_STATED EXERCISE_:
Starting at the line that has "Emit a LaTeX" and stopping after the line that has "(0,0) rectangle (1184,1157);", reproduce the listing below exactly; omit everything else.

****

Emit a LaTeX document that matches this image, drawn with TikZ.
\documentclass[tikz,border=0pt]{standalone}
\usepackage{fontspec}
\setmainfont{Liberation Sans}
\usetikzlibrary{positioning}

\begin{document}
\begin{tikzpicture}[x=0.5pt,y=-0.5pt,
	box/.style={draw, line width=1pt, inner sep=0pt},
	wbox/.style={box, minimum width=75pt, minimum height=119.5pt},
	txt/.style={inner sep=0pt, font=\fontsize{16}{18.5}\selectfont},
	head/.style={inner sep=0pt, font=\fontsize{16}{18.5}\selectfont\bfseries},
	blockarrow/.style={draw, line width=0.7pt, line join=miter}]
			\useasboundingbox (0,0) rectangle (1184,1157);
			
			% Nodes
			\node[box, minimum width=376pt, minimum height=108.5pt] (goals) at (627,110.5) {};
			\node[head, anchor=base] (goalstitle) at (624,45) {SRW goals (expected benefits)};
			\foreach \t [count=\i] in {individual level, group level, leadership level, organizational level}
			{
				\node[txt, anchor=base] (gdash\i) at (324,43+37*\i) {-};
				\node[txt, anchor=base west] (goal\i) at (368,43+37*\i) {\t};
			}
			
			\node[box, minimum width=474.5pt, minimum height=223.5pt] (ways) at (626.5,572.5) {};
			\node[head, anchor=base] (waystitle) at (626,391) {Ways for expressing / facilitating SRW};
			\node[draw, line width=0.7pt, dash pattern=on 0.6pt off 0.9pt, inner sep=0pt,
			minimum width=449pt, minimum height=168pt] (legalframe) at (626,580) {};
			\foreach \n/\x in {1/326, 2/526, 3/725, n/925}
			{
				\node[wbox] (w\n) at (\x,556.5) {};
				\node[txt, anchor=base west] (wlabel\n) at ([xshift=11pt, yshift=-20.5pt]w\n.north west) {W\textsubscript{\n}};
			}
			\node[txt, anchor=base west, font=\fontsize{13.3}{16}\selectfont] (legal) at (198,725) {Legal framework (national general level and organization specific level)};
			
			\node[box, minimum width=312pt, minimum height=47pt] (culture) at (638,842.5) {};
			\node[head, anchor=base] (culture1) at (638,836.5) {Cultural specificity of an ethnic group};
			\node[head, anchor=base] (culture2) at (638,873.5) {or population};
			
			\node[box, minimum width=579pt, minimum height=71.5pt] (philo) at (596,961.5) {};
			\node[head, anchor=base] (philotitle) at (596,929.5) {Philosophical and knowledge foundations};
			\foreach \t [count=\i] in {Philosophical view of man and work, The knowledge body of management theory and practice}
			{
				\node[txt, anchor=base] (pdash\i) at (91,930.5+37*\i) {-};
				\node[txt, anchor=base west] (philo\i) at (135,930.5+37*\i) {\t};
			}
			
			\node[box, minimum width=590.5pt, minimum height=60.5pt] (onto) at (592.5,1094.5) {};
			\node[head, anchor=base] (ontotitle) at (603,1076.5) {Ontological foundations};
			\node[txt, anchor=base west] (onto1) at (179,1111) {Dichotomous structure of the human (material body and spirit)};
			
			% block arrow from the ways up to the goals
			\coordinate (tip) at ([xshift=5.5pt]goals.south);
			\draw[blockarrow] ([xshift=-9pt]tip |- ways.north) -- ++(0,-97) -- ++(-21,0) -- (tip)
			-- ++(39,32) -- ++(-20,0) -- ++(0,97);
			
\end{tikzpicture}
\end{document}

****

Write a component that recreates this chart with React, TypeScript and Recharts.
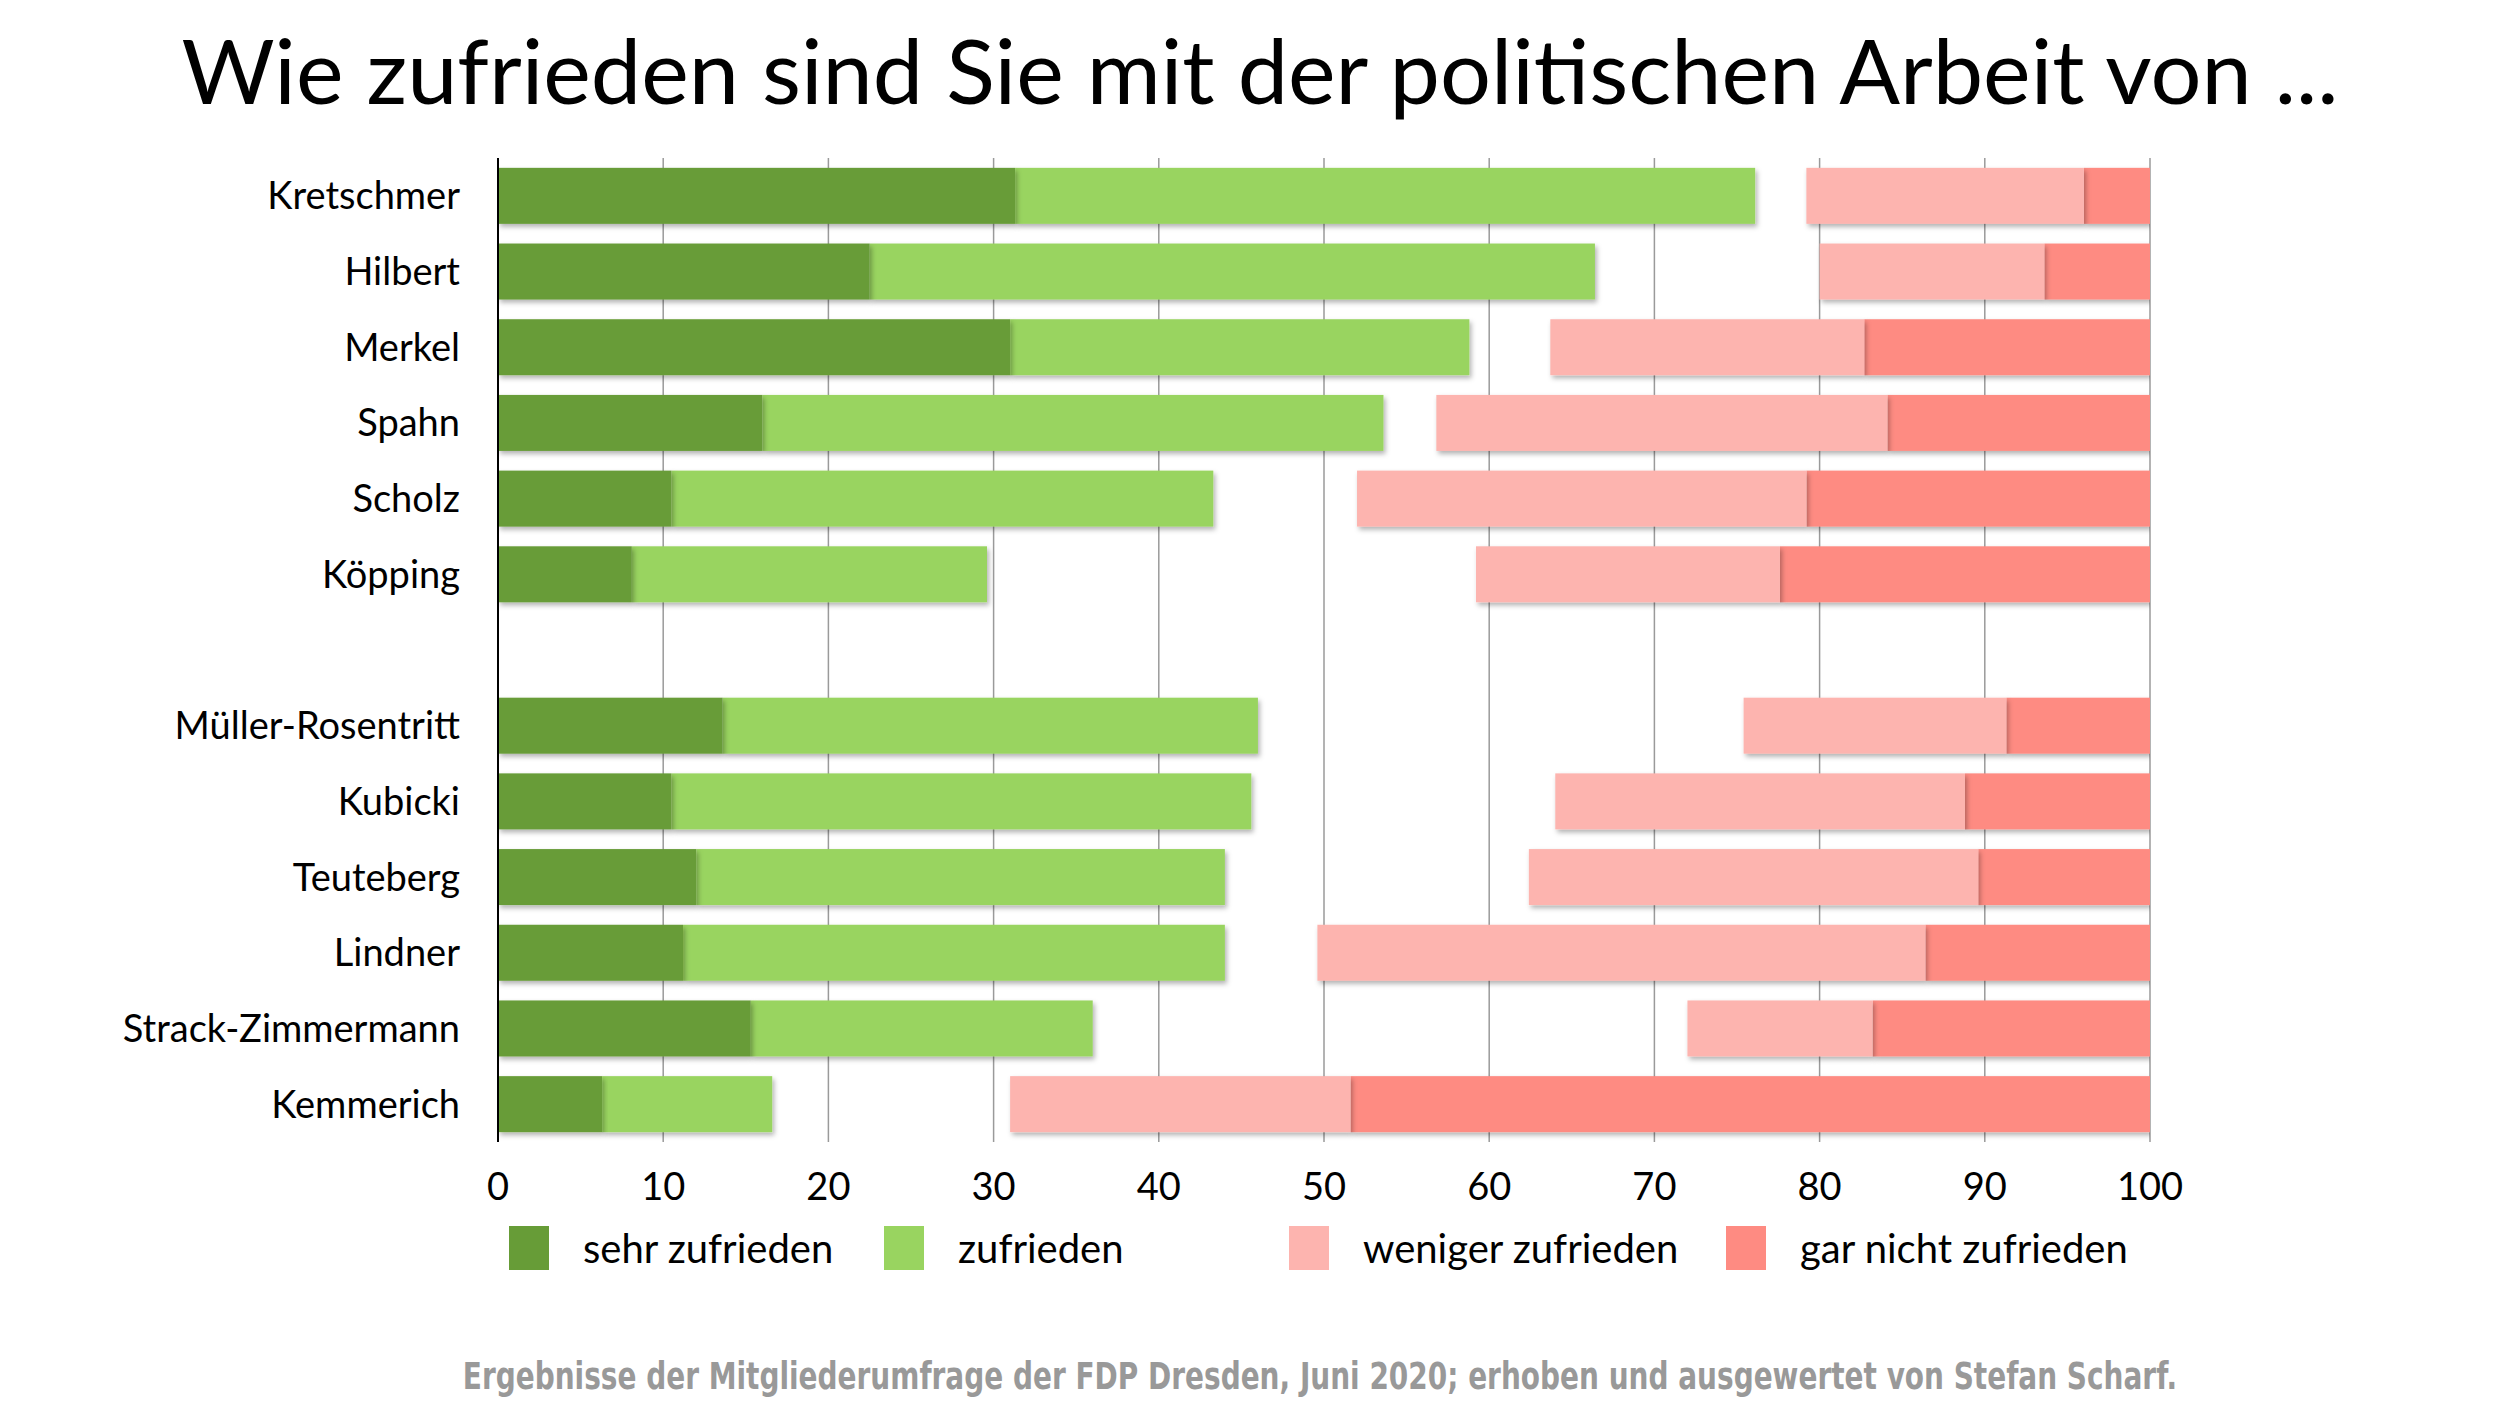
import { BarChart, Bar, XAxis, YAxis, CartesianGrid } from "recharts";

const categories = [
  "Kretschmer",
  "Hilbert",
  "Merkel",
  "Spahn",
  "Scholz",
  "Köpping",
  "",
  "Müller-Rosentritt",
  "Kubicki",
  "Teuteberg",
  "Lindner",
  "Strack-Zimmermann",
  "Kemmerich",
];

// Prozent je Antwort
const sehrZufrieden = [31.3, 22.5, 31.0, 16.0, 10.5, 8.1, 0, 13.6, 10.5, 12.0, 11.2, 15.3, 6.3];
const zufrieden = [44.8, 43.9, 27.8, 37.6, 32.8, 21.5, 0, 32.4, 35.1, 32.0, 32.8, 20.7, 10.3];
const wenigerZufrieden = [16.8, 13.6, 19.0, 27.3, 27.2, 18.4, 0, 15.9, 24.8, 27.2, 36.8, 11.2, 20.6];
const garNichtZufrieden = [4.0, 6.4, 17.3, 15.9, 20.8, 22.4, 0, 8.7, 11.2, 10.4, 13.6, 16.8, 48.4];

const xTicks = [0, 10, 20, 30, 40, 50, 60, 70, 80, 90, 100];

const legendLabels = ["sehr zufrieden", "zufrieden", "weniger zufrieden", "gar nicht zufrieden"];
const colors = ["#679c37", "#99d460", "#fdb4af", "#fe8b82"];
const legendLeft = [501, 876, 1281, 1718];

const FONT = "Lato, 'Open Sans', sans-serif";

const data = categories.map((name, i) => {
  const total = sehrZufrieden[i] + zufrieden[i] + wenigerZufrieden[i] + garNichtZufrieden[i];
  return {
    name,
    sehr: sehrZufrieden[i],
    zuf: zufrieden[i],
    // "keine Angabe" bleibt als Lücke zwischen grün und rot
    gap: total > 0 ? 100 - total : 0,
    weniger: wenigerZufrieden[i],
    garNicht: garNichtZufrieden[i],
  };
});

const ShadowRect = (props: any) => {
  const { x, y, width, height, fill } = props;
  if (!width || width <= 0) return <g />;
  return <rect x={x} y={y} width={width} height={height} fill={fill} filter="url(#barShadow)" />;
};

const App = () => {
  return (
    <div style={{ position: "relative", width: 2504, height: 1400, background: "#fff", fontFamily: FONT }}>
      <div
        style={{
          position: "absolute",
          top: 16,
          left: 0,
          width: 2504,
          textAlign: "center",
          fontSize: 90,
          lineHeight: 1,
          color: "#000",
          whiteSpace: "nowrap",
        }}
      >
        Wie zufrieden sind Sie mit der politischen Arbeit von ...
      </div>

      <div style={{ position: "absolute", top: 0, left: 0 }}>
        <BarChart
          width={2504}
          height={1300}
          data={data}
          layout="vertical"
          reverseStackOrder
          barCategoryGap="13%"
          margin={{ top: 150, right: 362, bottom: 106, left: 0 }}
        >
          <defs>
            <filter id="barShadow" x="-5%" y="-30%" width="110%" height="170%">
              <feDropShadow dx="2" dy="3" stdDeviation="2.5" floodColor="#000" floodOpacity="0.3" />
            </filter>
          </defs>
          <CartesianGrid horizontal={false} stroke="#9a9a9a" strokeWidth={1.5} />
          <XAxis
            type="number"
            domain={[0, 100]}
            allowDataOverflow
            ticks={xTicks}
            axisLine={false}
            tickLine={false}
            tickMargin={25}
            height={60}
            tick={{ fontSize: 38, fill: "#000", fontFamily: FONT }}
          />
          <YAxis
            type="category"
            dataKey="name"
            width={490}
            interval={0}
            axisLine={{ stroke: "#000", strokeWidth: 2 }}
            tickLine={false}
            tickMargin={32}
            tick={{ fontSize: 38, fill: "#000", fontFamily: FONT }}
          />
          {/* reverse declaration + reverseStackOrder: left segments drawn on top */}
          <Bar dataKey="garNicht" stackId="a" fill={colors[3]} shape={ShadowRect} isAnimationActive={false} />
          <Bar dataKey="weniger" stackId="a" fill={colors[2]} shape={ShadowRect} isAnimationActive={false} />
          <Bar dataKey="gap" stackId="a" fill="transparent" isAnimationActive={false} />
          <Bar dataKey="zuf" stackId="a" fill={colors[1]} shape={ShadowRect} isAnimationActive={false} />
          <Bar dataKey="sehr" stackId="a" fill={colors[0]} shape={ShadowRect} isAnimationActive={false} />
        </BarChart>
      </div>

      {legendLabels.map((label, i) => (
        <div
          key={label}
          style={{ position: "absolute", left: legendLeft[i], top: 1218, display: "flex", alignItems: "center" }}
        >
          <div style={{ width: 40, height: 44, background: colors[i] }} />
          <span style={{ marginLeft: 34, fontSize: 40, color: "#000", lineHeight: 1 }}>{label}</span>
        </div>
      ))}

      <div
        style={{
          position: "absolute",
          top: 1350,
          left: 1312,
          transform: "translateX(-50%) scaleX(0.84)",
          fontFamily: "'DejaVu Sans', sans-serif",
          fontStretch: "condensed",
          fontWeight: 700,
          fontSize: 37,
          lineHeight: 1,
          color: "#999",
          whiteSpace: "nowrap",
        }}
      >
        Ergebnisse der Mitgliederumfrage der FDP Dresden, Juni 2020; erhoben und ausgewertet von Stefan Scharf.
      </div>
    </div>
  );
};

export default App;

****

_FINAL RESULT_:
Emit a LaTeX document that matches this image, drawn with TikZ.
\documentclass[tikz,border=0pt]{standalone}
\usepackage{fontspec}
\setmainfont{Liberation Sans}
\usetikzlibrary{positioning}

\begin{document}
\begin{tikzpicture}[x=0.5pt,y=-0.5pt,
	box/.style={draw, line width=1pt, inner sep=0pt},
	wbox/.style={box, minimum width=75pt, minimum height=119.5pt},
	txt/.style={inner sep=0pt, font=\fontsize{16}{18.5}\selectfont},
	head/.style={inner sep=0pt, font=\fontsize{16}{18.5}\selectfont\bfseries},
	blockarrow/.style={draw, line width=0.7pt, line join=miter}]
			\useasboundingbox (0,0) rectangle (1184,1157);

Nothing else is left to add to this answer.